→ **PROBLEM TO SOLVE**
Can you output the material exactly as written, minus any pictures it holds?
==========
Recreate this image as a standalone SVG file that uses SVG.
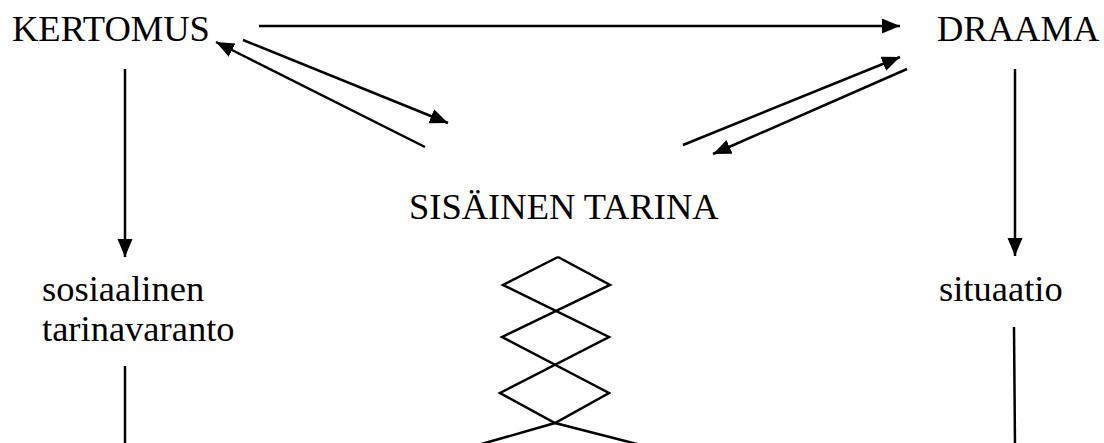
<svg xmlns="http://www.w3.org/2000/svg" width="1104" height="443" viewBox="0 0 1104 443">
<style>
text { font-family: "Liberation Serif", "Times New Roman", serif; font-size: 36.5px; fill: #000; }
.c { stroke: #000; stroke-width: 2.5; fill: none; }
.a { marker-end: url(#ah); }
</style>
<defs>
<marker id="ah" markerUnits="userSpaceOnUse" markerWidth="20" markerHeight="16" refX="18" refY="7.5" orient="auto">
<path d="M0,0 L18,7.5 L0,15 z" fill="#000"/>
</marker>
</defs>
<rect width="1104" height="443" fill="#fff"/>
<g id="kertomus"><text x="12" y="41">KERTOMUS</text></g>
<g id="draama"><text x="937" y="41">DRAAMA</text></g>
<g id="sisainen"><text x="409" y="219">SISÄINEN TARINA</text></g>
<g id="sosiaalinen"><text x="42" y="301">sosiaalinen</text><text x="42" y="341">tarinavaranto</text></g>
<g id="situaatio"><text x="939" y="301">situaatio</text></g>
<g id="zigzag">
<polyline class="c" points="558,257 503,285 609,337 500,393 555,423 633,443 645,446"/>
<polyline class="c" points="558,257 610,285 502,337 609,393 555,423 485,443 474,446"/>
</g>
<g id="connectors">
<line class="c a" x1="259" y1="26" x2="900" y2="26"/>
<line class="c a" x1="243" y1="40" x2="448" y2="123"/>
<line class="c a" x1="425" y1="147" x2="216" y2="42"/>
<line class="c a" x1="683" y1="145" x2="900" y2="57"/>
<line class="c a" x1="907" y1="69" x2="713" y2="154"/>
<line class="c a" x1="125" y1="69" x2="125" y2="257"/>
<line class="c a" x1="1015" y1="69" x2="1015" y2="256"/>
<line class="c" x1="125" y1="366" x2="125" y2="446"/>
<line class="c" x1="1014" y1="327" x2="1015" y2="446"/>
</g>
</svg>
==========
→ **THE OUTPUT**
Recreate this image as a standalone SVG file that uses SVG.
<svg xmlns="http://www.w3.org/2000/svg" width="1104" height="443" viewBox="0 0 1104 443">
<style>
text { font-family: "Liberation Serif", "Times New Roman", serif; font-size: 36.5px; fill: #000; }
.c { stroke: #000; stroke-width: 2.5; fill: none; }
.a { marker-end: url(#ah); }
</style>
<defs>
<marker id="ah" markerUnits="userSpaceOnUse" markerWidth="20" markerHeight="16" refX="18" refY="7.5" orient="auto">
<path d="M0,0 L18,7.5 L0,15 z" fill="#000"/>
</marker>
</defs>
<rect width="1104" height="443" fill="#fff"/>
<g id="kertomus"><text x="12" y="41">KERTOMUS</text></g>
<g id="draama"><text x="937" y="41">DRAAMA</text></g>
<g id="sisainen"><text x="409" y="219">SISÄINEN TARINA</text></g>
<g id="sosiaalinen"><text x="42" y="301">sosiaalinen</text><text x="42" y="341">tarinavaranto</text></g>
<g id="situaatio"><text x="939" y="301">situaatio</text></g>
<g id="zigzag">
<polyline class="c" points="558,257 503,285 609,337 500,393 555,423 633,443 645,446"/>
<polyline class="c" points="558,257 610,285 502,337 609,393 555,423 485,443 474,446"/>
</g>
<g id="connectors">
<line class="c a" x1="259" y1="26" x2="900" y2="26"/>
<line class="c a" x1="243" y1="40" x2="448" y2="123"/>
<line class="c a" x1="425" y1="147" x2="216" y2="42"/>
<line class="c a" x1="683" y1="145" x2="900" y2="57"/>
<line class="c a" x1="907" y1="69" x2="713" y2="154"/>
<line class="c a" x1="125" y1="69" x2="125" y2="257"/>
<line class="c a" x1="1015" y1="69" x2="1015" y2="256"/>
<line class="c" x1="125" y1="366" x2="125" y2="446"/>
<line class="c" x1="1014" y1="327" x2="1015" y2="446"/>
</g>
</svg>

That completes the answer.